Yesterday in a local gallery, I saw a Northwest Coast mask selling for $22,000. The price surprised me, because, ordinarily, only a recognized master could ask this sort of price. However, the carver was an artist I would characterize as an experienced journeyman – someone known for his skill an with a growing celebrity, but lacking the years and a sufficient body of work to be considered a master.
Tentatively and politely, I suggested to a gallery employee that the mask was over-priced. I was told that the carver had originally planned on asking for even more.
This was not the first time I have seen artists asking higher prices than their reputation would justify, and it never fails to arouse mixed feelings in me.
On the one hand, an artist’s ability to command a price is not tied absolutely to their reputation. If an artist can find someone to buy at what I consider an inflated price, then in the most basic sense, that is all the justification the price.
Moreover, why shouldn’t artists get the best price they can? The typical Northwest Coast artist starts by selling so cheaply that the price hardly repays the price of their labor. Part of me argues that, after years of underselling their work to keep the gallery system going, artists deserve a little bit of compensation later in their careers (although, personally, I’d like to see fairer prices for newer artists).
On the other hand, the hierarchy of prices is well-established for Northwest Coast masks. New artists’ work usually sells for less than $1500, usually with 40-60% of the retail price going to the artist. As artists become better known, their prices gradually rise, although the size of a mask and its finishing details can also affect the price. When their prices hit about $4000 for an average-sized mask, you know that the artists are starting to be respected. When the prices rise to $6,000-$8000, you know you are dealing with well-respected artists. Over $10,000, and the artists are recognized as masters. At prices above $20,000, artists have international reputations like those of Bill Reid or Robert Davidson.
Exceptions exist to this rough outline – for instance, as acknowledged masters, both Beau Dick and Henry Green could increase their prices by fifty percent or more and probably still sell. However, this hierarchy is the norm, and recognized by most Northwest Coast artists.
To go outside this pricing scale is dangerous for an artist. Prices that are set too high can condemn an artists’ work to gathering dust in the gallery. But, just as importantly, when artists set their prices higher than their status, it seems to me a form of boasting. For instance, the mask I saw yesterday seems to proclaim that the artist considers himself the equal of all the great names in Northwest Coast art – to which I can only answer that he might be some day, but he isn’t yet. The mask was certainly skilled, but it was hardly outstanding, either. I have seen (and bought) masks at a fraction of the price that I considered better works of art.
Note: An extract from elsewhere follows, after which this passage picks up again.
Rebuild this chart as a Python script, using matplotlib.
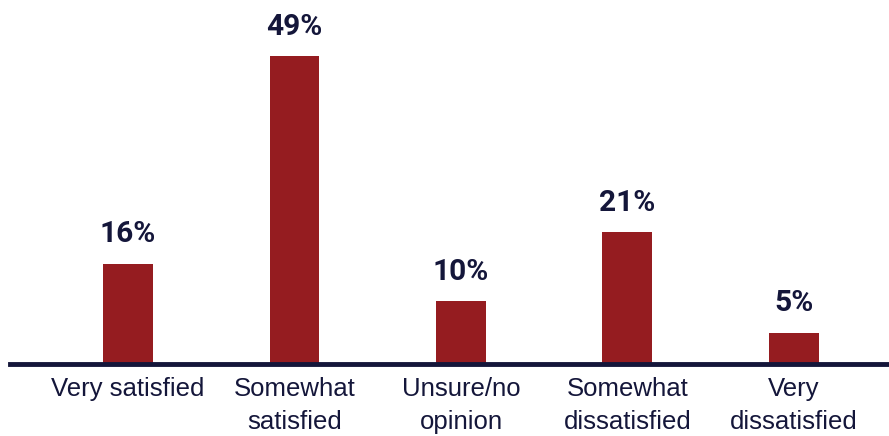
import matplotlib
matplotlib.use("Agg")
import matplotlib.pyplot as plt

categories = ["Very satisfied", "Somewhat\nsatisfied", "Unsure/no\nopinion",
              "Somewhat\ndissatisfied", "Very\ndissatisfied"]
values = [16, 49, 10, 21, 5]
labels = ["16%", "49%", "10%", "21%", "5%"]

bar_color = "#951c20"
ink = "#14163a"

fig = plt.figure(figsize=(8.89, 4.36), dpi=100)
ax = fig.add_axes([10/889, 1 - 364/436, 879/889, 364/436])

x = list(range(len(values)))
ax.bar(x, values, width=0.30, color=bar_color, zorder=2)

# value labels over the bars
for xi, v, lab in zip(x, values, labels):
    ax.annotate(lab, (xi, v), xytext=(0, 11), textcoords="offset points",
                ha="center", va="bottom", fontsize=21.5, fontweight="bold",
                color=ink, family=["Roboto", "DejaVu Sans"])

ax.set_xlim(-0.709, 4.571)
ax.set_ylim(0, 58)
ax.axhline(0, color=ink, lw=3.5, zorder=3, clip_on=False)

for s in ax.spines.values():
    s.set_visible(False)
ax.set_yticks([])
ax.set_xticks(x)
ax.set_xticklabels(categories, fontsize=18.5, color=ink,
                   family=["Liberation Sans", "DejaVu Sans"], linespacing=1.5)
ax.tick_params(axis="x", length=0, pad=9)

fig.savefig("out.png", dpi=100)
Possibly, I’m showing a middle-class crassness with these reactions. At the best of times, I find a system in which even mediocre works by a major artist are worth more than an outstanding work by an unknown artist. But I do know that I would feel foolish buying a piece at an inflated price. Even if I could afford such prices, I would feel in the back of my mind that I had been conned, and that would diminish my enjoyment of the art.
So maybe it’s just as well that the price I saw yesterday was beyond what I could afford, and that I wasn’t overwhelmed by the mask. In this case, the question of putting my money where my ambivalence is doesn’t arise. But I wonder what I would do if I see a similarly over-priced piece that I really would like about the house.
i have been an artist for twenty odd years. i know that i am good at what i do as my work has sold all over the world. i consider myself to be above average at what i do. i know that i may not be in, nor will i ever be, a class such as bill Reid and i am OK with that. i find that as an artist i need to set my prices at what the local economy can afford. some local artists think that i am dumb or stupid for selling my work at such low prices. i can charge prices that they set me at, however, i know that my work is not in the range they would like me to sell in. i find that other artists that are up and coming are being told by local master carvers what they have to sell their art work at. i say who knows what category or price range the art work should be in better than the artist who made it. i understand the principle of the teacher and his need for the student to be as good as him / herself but they have worked for years to get where they are at. let the student work his or her way up on their own.